Now let us suppose that after our costs are covered, we can earn 25,000 INR per month from the taxi. This means that in 12 months our profits would be 3,00,000 INR. This means that the gain over the life of the vehicle would be 30,00,000 INR.
Now, let us calculate the return on investment on this deal.
Net Return on Investment = 30,00,000 - 5,50,000 = 24,50,000
Cost of Investment = 5,50,000
Therefore, Return on Investment = 2450000 / 550000 * 100
It is essential to notice that this return on investment is for ten years.
The annual returns would be different from this number. It is essential to understand how the return is calculated and what insights you can get from it.
Advantages of ROI
The most significant advantage of using return on investment is that it is a straightforward metric and can be used across almost all types of investments.
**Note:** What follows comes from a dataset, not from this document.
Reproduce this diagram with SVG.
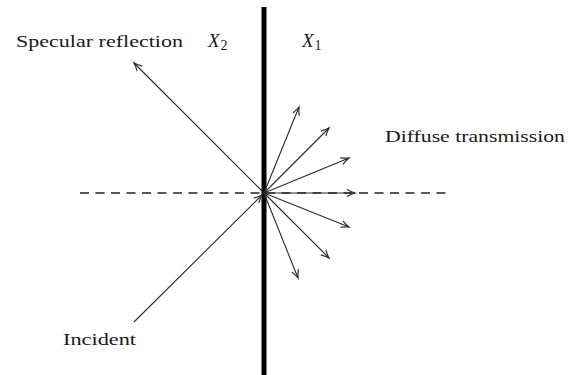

It is standardized and easily understood by all related stakeholders.
Disadvantages of ROI
There are two main disadvantages of using this metric:
- Does not account for risk - The metric only tells you in percentage terms the benefit that you will get from a particular investment; however, it does not account for the chance that you will be assuming to generate that return. In finance, we all know that risk and return are positively correlated, so if risk goes up, returns also go up, and if the risk goes down, returns also go down. However, there is no exact metric to measure risk, and when someone is comparing two investments based on return on investment, then there is no consideration of the risk involved.
- Does not account for time - If you understand the concept of the time value of money, then you will understand the importance of taking time into account. Even though there is a general standard of comparing investments for one year, return on investment does not necessarily mean one year. So, for example, if you are a yarn trader and you invest Rs. 100 in buying one roll of yarn. If you sell this yarn for Rs. 120, your return on investment will be 20%. However, this does not mention how much time you generated this return. If you sell the roll in 3 months, then also the return on investment is 20%, and if you sell it in 8 months, then also the return on investment is 20%.